In the present study, we successfully carried out molecular genetic testing on a consanguineous family with unilateral coloboma and retinoschisis. Using the combination of whole exome sequencing and homozygosity mapping, we identified a novel mutation (c.113 T > C, p.I38T) in RAX gene with autosomal recessive transmission. This combined approach has proven to be highly efficient in the identification of novel recessive genes of ocular disease10,11,12,13,14. Based on the consanguineous pedigree and efficient methodology, we uncovered the disease-causing mutation in RAX, which is the only candidate surviving our stringent filtering process. Our results are further supported by clinical, functional and modeling data, all of which provide a validation for OC disease pathogenesis.

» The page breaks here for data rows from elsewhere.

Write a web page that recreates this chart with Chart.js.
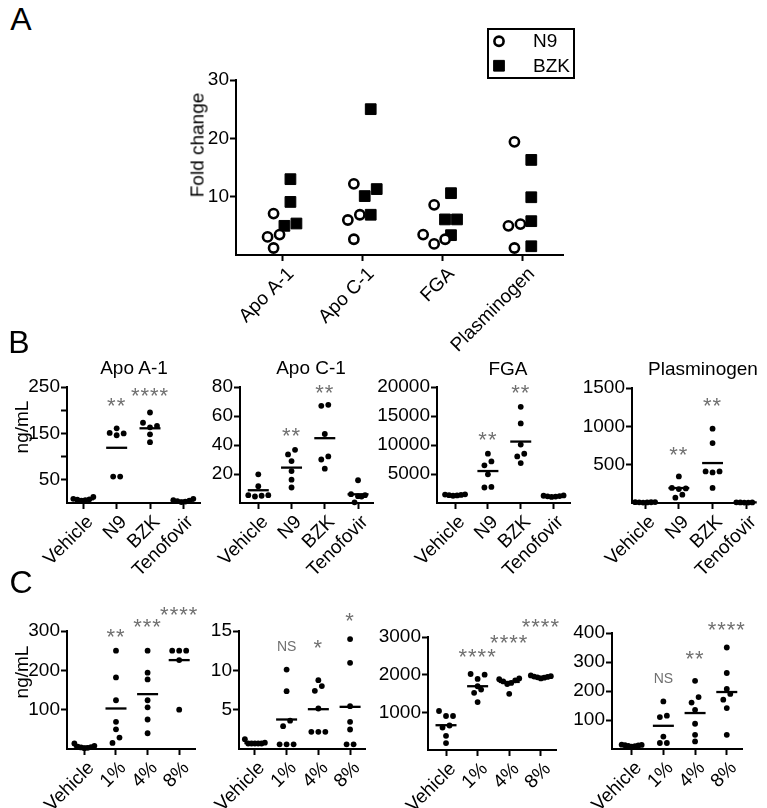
<!DOCTYPE html>
<html>
<head>
<meta charset="utf-8">
<script src="https://cdn.jsdelivr.net/npm/chart.js@4.4.1/dist/chart.umd.min.js"></script>
<style>
html,body{margin:0;padding:0;background:#fff;}
body{width:767px;height:808px;position:relative;overflow:hidden;font-family:'Liberation Sans',Arial,Helvetica,sans-serif;color:#000;}
.box{position:absolute;}
.box canvas{display:block;}
.lbl{position:absolute;white-space:nowrap;line-height:1;}
</style>
</head>
<body>
<script>
const FONT = "'Liberation Sans', Arial, Helvetica, sans-serif";

// ---------------- Panel A : fold change ----------------
const catsA = ['Apo A-1', 'Apo C-1', 'FGA', 'Plasminogen'];
const foldN9  = [[3.5, 1.2, 3.1, 7.1], [6.9, 6.0, 2.7, 12.2], [8.6, 3.5, 1.9, 2.7], [19.4, 5.3, 5.0, 1.2]];
const foldBZK = [[13.0, 9.1, 5.0, 5.4], [25.0, 11.3, 10.1, 6.9], [10.6, 6.1, 6.1, 3.4], [16.3, 9.9, 5.8, 1.5]];
const ticksA = [10, 20, 30];

// ---------------- Panel B : ng/mL by treatment ----------------
const catsB = ['Vehicle', 'N9', 'BZK', 'Tenofovir'];
const apoA1B = [[7, 9, 13, 6, 8, 5], [161, 151, 146, 150, 57, 57], [195, 166, 173, 163, 148, 131], [2, 6, 9, 5, 3, 4]];
const apoA1BMean = [8, 119, 161, 5];
const ticksB1 = [50, 150, 250];
const apoC1B = [[19.8, 11.6, 5.4, 5.4, 4.5, 5.0], [33.5, 36.7, 28.9, 22, 16.1, 10.7], [67.7, 67, 47.6, 32.1, 30, 23.7], [15.7, 6.1, 4.7, 5.4, 4.5, 0.5]];
const apoC1BMean = [8.8, 24.4, 44.7, 6.0];
const ticksB2 = [20, 40, 60, 80];
const fgaB = [[1350, 1500, 1400, 1250, 1450, 1300], [7170, 8500, 6500, 4945, 2670, 2780], [16580, 13720, 10080, 8490, 8030, 6880], [1100, 1250, 1300, 1150, 1200, 1050]];
const fgaBMean = [1380, 5510, 10590, 1180];
const ticksB3 = [5000, 10000, 15000, 20000];
const plasB = [[8, 10, 12, 6, 9, 11], [347, 196, 190, 182, 108, 70], [969, 782, 412, 399, 412, 196], [5, 7, 9, 6, 8, 10]];
const plasBMean = [9, 195, 521, 8];
const ticksB4 = [500, 1000, 1500];

// ---------------- Panel C : ng/mL by concentration ----------------
const catsC = ['Vehicle', '1%', '4%', '8%'];
const apoA1C = [[14, 8, 5, 3, 2, 6, 4], [250, 182, 124, 69, 50, 29, 15.5], [250, 194, 177, 124, 106, 75, 40], [250, 250, 250, 226, 100]];
const apoA1CMean = [6, 103, 139.5, 226];
const ticksC1 = [100, 200, 300];
const apoC1C = [[0.7, 0.7, 0.7, 0.8, 1.25, 0.7, 0.7], [10.1, 7.35, 3.6, 2.9, 0.6, 0.6, 0.6], [8.75, 7.4, 8.0, 5.15, 2.18, 2.18, 2.18], [13.97, 10.95, 5.45, 3.45, 2.48, 0.6, 0.6]];
const apoC1CMean = [0.75, 3.75, 5.06, 5.36];
const ticksC2 = [5, 10, 15];
const fgaC = [[1035, 903, 903, 650, 597, 377, 184], [2018, 1886, 2000, 1693, 1605, 1518, 1272], [1850, 1900, 1880, 1820, 1780, 1750, 1492], [1950, 1980, 1930, 1900, 1920, 1960, 1940]];
const fgaCMean = [658, 1693, 1807, 1940];
const ticksC3 = [1000, 2000, 3000];
const plasC = [[15, 12, 10, 14, 8, 11, 13], [164, 115, 110, 43, 20.7, 20.7], [235, 179, 160, 135, 87, 49, 26], [350, 262, 207, 190, 170, 141, 49]];
const plasCMean = [12, 80, 124, 196.5];
const ticksC4 = [100, 200, 300, 400];

// ---------------- helpers ----------------
Chart.defaults.font.family = FONT;
Chart.defaults.color = '#000';

// beeswarm-like spreading of points that share a row
function swarm(vals, center, yPx, xPx, d, s, maxW) {
  const order = vals.map((v, i) => i).sort((a, b) => vals[a] - vals[b]);
  const out = [];
  let k = 0;
  while (k < order.length) {
    const base = vals[order[k]];
    const row = [order[k++]];
    while (k < order.length && (vals[order[k]] - base) * yPx < d) row.push(order[k++]);
    const n = row.length;
    const step = n > 1 ? Math.min(s, maxW / (n - 1)) : 0;
    const offs = row.map((_, j) => j === 0 ? 0 : (j % 2 ? 1 : -1) * Math.ceil(j / 2) * step);
    const avg = offs.reduce((a, b) => a + b, 0) / n;
    row.forEach((ii, j) => out.push({x: center + (offs[j] - avg) / xPx, y: vals[ii]}));
  }
  return out;
}

function sigPlugin(items) {
  return {
    id: 'sig',
    afterDatasetsDraw(chart) {
      const ctx = chart.ctx, xs = chart.scales.x, ys = chart.scales.y;
      items.forEach(it => {
        const isNS = it.text === 'NS';
        const size = isNS ? 14 : 22;
        ctx.save();
        ctx.fillStyle = '#707070';
        ctx.font = size + 'px ' + FONT;
        ctx.textAlign = 'center';
        ctx.textBaseline = 'alphabetic';
        if (!isNS && 'letterSpacing' in ctx) ctx.letterSpacing = '1px';
        const px = xs.getPixelForValue(it.x), py = ys.getPixelForValue(it.y);
        ctx.fillText(it.text, px, py + (isNS ? 0.36 : 0.57) * size);
        ctx.restore();
      });
    }
  };
}

function legendPlugin(box, items) {
  return {
    id: 'boxLegend',
    afterDraw(chart) {
      const ctx = chart.ctx;
      ctx.save();
      ctx.lineWidth = 2;
      ctx.strokeStyle = '#000';
      ctx.strokeRect(box.x, box.y, box.w, box.h);
      items.forEach((it, i) => {
        const y = box.y + box.h * (i * 2 + 1) / 4;
        const mx = box.x + 11;
        ctx.fillStyle = it.fill; ctx.strokeStyle = '#000'; ctx.lineWidth = it.bw;
        ctx.beginPath();
        if (it.style === 'circle') { ctx.arc(mx, y, it.r, 0, Math.PI * 2); }
        else { const h = it.r * Math.SQRT1_2; ctx.rect(mx - h, y - h, 2 * h, 2 * h); }
        ctx.fill(); if (it.bw) ctx.stroke();
        ctx.fillStyle = '#000';
        ctx.font = '19px ' + FONT;
        ctx.textAlign = 'left';
        ctx.textBaseline = 'middle';
        ctx.fillText(it.label, box.x + 45, y + 1);
      });
      ctx.restore();
    }
  };
}

function buildPanel(p) {
  const yW = p.yW || 64, padT = p.padT || 45, padR = p.padR || 12, xH = p.xH || 82;
  const w = p.W + yW + padR, h = p.H + padT + xH;
  const div = document.createElement('div');
  div.className = 'box';
  div.style.left = (p.L - yW) + 'px';
  div.style.top = (p.T - padT) + 'px';
  div.style.width = w + 'px';
  div.style.height = h + 'px';
  const cv = document.createElement('canvas');
  cv.width = w; cv.height = h;
  cv.style.width = w + 'px'; cv.style.height = h + 'px';
  div.appendChild(cv);
  document.body.appendChild(div);

  const xPx = p.W / (p.xmax - p.xmin);
  const yPx = p.H / p.ymax;
  const datasets = [];
  p.series.forEach(s => {
    const pts = [];
    s.groups.forEach((vals, ci) => pts.push(...swarm(vals, ci + (s.shift || 0), yPx, xPx, p.d, p.s, p.maxW)));
    datasets.push({
      type: 'scatter', label: s.label, data: pts,
      pointStyle: s.style, pointRadius: s.r, pointHoverRadius: s.r,
      borderWidth: s.bw, backgroundColor: s.fill, borderColor: '#000', clip: false, order: 1
    });
  });
  (p.means || []).forEach((m, ci) => {
    datasets.push({
      type: 'line', data: [{x: ci - p.mw / xPx, y: m}, {x: ci + p.mw / xPx, y: m}],
      borderColor: '#000', borderWidth: 2.3, pointRadius: 0, fill: false, clip: false, order: 0
    });
  });

  const gridCfg = {drawOnChartArea: false, drawTicks: true, tickLength: 6, tickWidth: 2, tickColor: '#000'};
  const plugins = [sigPlugin(p.sig || [])];
  if (p.legend) plugins.push(legendPlugin(p.legend.box, p.legend.items));

  new Chart(cv, {
    type: 'scatter',
    data: {datasets},
    options: {
      responsive: false,
      animation: false,
      devicePixelRatio: 1,
      events: [],
      layout: {padding: {top: padT, right: padR, left: 0, bottom: 0}},
      plugins: {legend: {display: false}, tooltip: {enabled: false}},
      scales: {
        x: {
          type: 'linear', min: p.xmin, max: p.xmax,
          afterBuildTicks: sc => { sc.ticks = p.cats.map((c, i) => ({value: i})); },
          afterFit: sc => { sc.height = xH; },
          ticks: {
            autoSkip: false, minRotation: 45, maxRotation: 45, padding: 2, labelOffset: p.lo || 7,
            callback: v => p.cats[Math.round(v)] || '',
            font: {family: FONT, size: 19}, color: '#000'
          },
          grid: gridCfg,
          border: {display: true, color: '#000', width: 2}
        },
        y: {
          type: 'linear', min: 0, max: p.ymax,
          afterBuildTicks: sc => {
            const t = [];
            for (let v = p.ystep; v <= p.ymax + 1e-9; v += p.ystep) t.push({value: v});
            sc.ticks = t;
          },
          afterFit: sc => { sc.width = yW; },
          ticks: {
            padding: 1,
            callback: v => p.ylabels.includes(v) ? String(v) : '',
            font: {family: FONT, size: 19}, color: '#000'
          },
          grid: gridCfg,
          border: {display: true, color: '#000', width: 2}
        }
      }
    },
    plugins
  });
}

function addText(txt, cx, cy, size, rot, color) {
  const d = document.createElement('div');
  d.className = 'lbl';
  d.textContent = txt;
  d.style.left = cx + 'px';
  d.style.top = cy + 'px';
  d.style.fontSize = size + 'px';
  if (color) d.style.color = color;
  d.style.transform = 'translate(-50%,-50%)' + (rot ? ' rotate(' + rot + 'deg)' : '');
  document.body.appendChild(d);
}

const dotStyle = {style: 'circle', r: 2.9, bw: 0, fill: '#000'};
const swarmBC = {d: 6, s: 7, maxW: 20, mw: 10.5};

// ---------------- Panel A ----------------
buildPanel(Object.assign({
  L: 236, T: 80, W: 327, H: 175, xmin: -0.573, xmax: 3.5,
  yW: 64, padT: 58, padR: 15, xH: 112, lo: 9,
  ymax: 30, ystep: 10, ylabels: ticksA, cats: catsA,
  d: 11, s: 12, maxW: 22,
  series: [
    {label: 'N9', groups: foldN9, shift: -0.105, style: 'circle', r: 4.6, bw: 2.6, fill: '#fff'},
    {label: 'BZK', groups: foldBZK, shift: 0.105, style: 'rect', r: 7.6, bw: 1, fill: '#000'}
  ],
  legend: {
    box: {x: 316, y: 7, w: 86, h: 49},
    items: [
      {label: 'N9', style: 'circle', r: 4.6, bw: 2.6, fill: '#fff'},
      {label: 'BZK', style: 'rect', r: 7.6, bw: 1, fill: '#000'}
    ]
  }
}));

// ---------------- Panel B ----------------
buildPanel(Object.assign({
  L: 67, T: 387, W: 133, H: 116, xmin: -0.49, xmax: 3.5,
  ymax: 250, ystep: 50, ylabels: ticksB1, cats: catsB,
  series: [Object.assign({groups: apoA1B}, dotStyle)], means: apoA1BMean,
  sig: [{x: 1, y: 220, text: '**'}, {x: 2, y: 243, text: '****'}]
}, swarmBC));
buildPanel(Object.assign({
  L: 240, T: 387, W: 133, H: 116, xmin: -0.55, xmax: 3.45,
  ymax: 80, ystep: 20, ylabels: ticksB2, cats: catsB,
  series: [Object.assign({groups: apoC1B}, dotStyle)], means: apoC1BMean,
  sig: [{x: 1, y: 49.9, text: '**'}, {x: 2, y: 80, text: '**'}]
}, swarmBC));
buildPanel(Object.assign({
  L: 437, T: 387, W: 133, H: 116, xmin: -0.55, xmax: 3.5,
  ymax: 20000, ystep: 5000, ylabels: ticksB3, cats: catsB,
  series: [Object.assign({groups: fgaB}, dotStyle)], means: fgaBMean,
  sig: [{x: 1, y: 11800, text: '**'}, {x: 2, y: 19880, text: '**'}]
}, swarmBC));
buildPanel(Object.assign({
  L: 632, T: 388, W: 121, H: 115, xmin: -0.39, xmax: 3.18,
  ymax: 1500, ystep: 500, ylabels: ticksB4, cats: catsB,
  series: [Object.assign({groups: plasB}, dotStyle)], means: plasBMean,
  sig: [{x: 1, y: 704, text: '**'}, {x: 2, y: 1334, text: '**'}]
}, swarmBC));

// ---------------- Panel C ----------------
buildPanel(Object.assign({
  L: 67, T: 631, W: 128, H: 118, xmin: -0.55, xmax: 3.5,
  ymax: 300, ystep: 100, ylabels: ticksC1, cats: catsC,
  series: [Object.assign({groups: apoA1C}, dotStyle)], means: apoA1CMean,
  sig: [{x: 1, y: 298, text: '**'}, {x: 2, y: 324, text: '***'}, {x: 3, y: 355, text: '****'}]
}, swarmBC));
buildPanel(Object.assign({
  L: 239, T: 631, W: 126, H: 118, xmin: -0.5, xmax: 3.47,
  ymax: 15, ystep: 5, ylabels: ticksC2, cats: catsC,
  series: [Object.assign({groups: apoC1C}, dotStyle)], means: apoC1CMean,
  sig: [{x: 1, y: 13.1, text: 'NS'}, {x: 2, y: 13.5, text: '*'}, {x: 3, y: 17.0, text: '*'}]
}, swarmBC));
buildPanel(Object.assign({
  L: 428, T: 637, W: 128, H: 113, xmin: -0.57, xmax: 3.48,
  ymax: 3000, ystep: 1000, ylabels: ticksC3, cats: catsC,
  series: [Object.assign({groups: fgaC}, dotStyle)], means: fgaCMean,
  sig: [{x: 1, y: 2613, text: '****'}, {x: 2, y: 2992, text: '****'}, {x: 3, y: 3403, text: '****'}]
}, swarmBC));
buildPanel(Object.assign({
  L: 612, T: 633, W: 130, H: 116, xmin: -0.62, xmax: 3.48,
  ymax: 400, ystep: 100, ylabels: ticksC4, cats: catsC,
  series: [Object.assign({groups: plasC}, dotStyle)], means: plasCMean,
  sig: [{x: 1, y: 245, text: 'NS'}, {x: 2, y: 331, text: '**'}, {x: 3, y: 431, text: '****'}]
}, swarmBC));

// ---------------- free text ----------------
addText('A', 21, 19, 32);
addText('B', 19, 342, 32);
addText('C', 21, 582, 32);
addText('Fold change', 197, 145, 19, -90);
addText('Apo A-1', 134, 367, 19);
addText('Apo C-1', 311, 367, 19);
addText('FGA', 508, 368, 19);
addText('Plasminogen', 703, 368, 19);
addText('ng/mL', 20.5, 427, 19, -90);
addText('ng/mL', 20.5, 672, 19, -90);
</script>
</body>
</html>
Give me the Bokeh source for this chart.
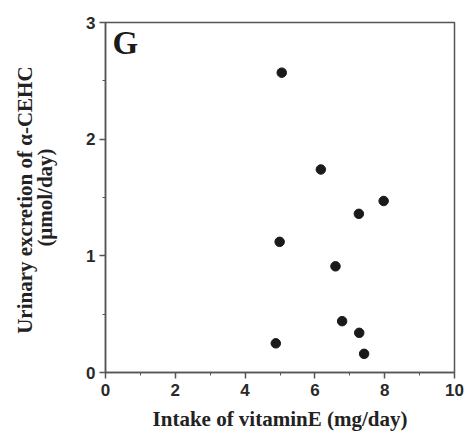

Genetic components are generally considered to make more significant contributions than potential environmental factors in the etiology of congenital ocular malformations15, 16. Several genes have been implicated to establish some association with developmental eye defect, including PAX6, RAX, SOX2, OTX2, CHX10, PAX2, SHH, SIX6 and et al.1, 7. Of all these genes, the retina and anterior neural fold homeobox (RAX) gene encodes a homeobox-containing transcription factor that occupies a critical role in human and vertebrate eye formation by regulating the early eye specification and subsequent proliferation, supported by multiple lines of evidence from animal model17, 18. RAX is a paired-like homeobox-containing gene initially expressed in the anterior region of developing embryos, and later in the ventral hypothalamus and retina19. Knockdown of RAX during early eye development in Xenopus and zebrafish could lead to microphthalmia or anophthalmia while knockdown of it in mature retina could induce photoreceptor degeneration20. In contrast, overexpression of RAX could give rise to extra or ectopic retinal tissue21, 22. Despite animal studies have established RAX as a high-order gene in eye development23, 24, only few reports of RAX mutations in ocular dysgenesis have been reported in human subjects, and these include anophthalmia, microphthalmia, and ocular coloboma1, 3, 7, 8, 18, 25,26,27. For instance, Voronina et al. identified one boy out of 75 individuals with microphthalmia/anophthalmia as a compound heterozygote for RAX mutations within the DNA-binding homeodomain27.

The enormous phenotypic and genotypic heterogeneity make it challenging to perform clinical genetic testing for patients with coloboma. Thus, genetic causes of a large proportion of coloboma are still unresolved. The clinical features and biometric data in the eyes of children with coloboma have been described in previous study. Five cases had co-occurrence of iris and choroid coloboma out of an examination of 196 children5. In addition, coloboma usually occurs bilateral and symmetrical. Intriguingly, the case involved in our study displayed iris coloboma in left eye and choroid coloboma in right eye, showing a rarely reported case. Nikolas et al. once described a patient with optic nerve coloboma OD only who possessed a heterozygous missense mutation in RAX, suggesting the mild nature of the colobomatous defect that RAX mutation carriers can harbor7. In this study, we report a homozygous missense mutation in exon 1 of RAX in a patient with iris coloboma OS and optic disk coloboma OD, consistent with the hypothesis that mutations on both alleles could cause more severe phenotype. The possibilities of copy number variations and uncovered regions were excluded28, 29. Our findings provide a further understanding on the role of the RAX mutation in OC disease pathogenesis.

In conclusion, combination of WES and homozygosity mapping identified a novel homozygous RAX mutation in a consanguineous family segregating with rarely reported asymmetrical coloboma. Clinical findings and genetic results support that RAX mutation is responsible for eye malformations. The novel mutation revealed by our group not only proves that WES and homozygosity mapping is a useful tool for dissecting pathogenic mutations in patients with genetically heterogeneous diseases, but also enrich our understanding of the molecular basis of ocular coloboma, as well as genotype-phenotype correlation.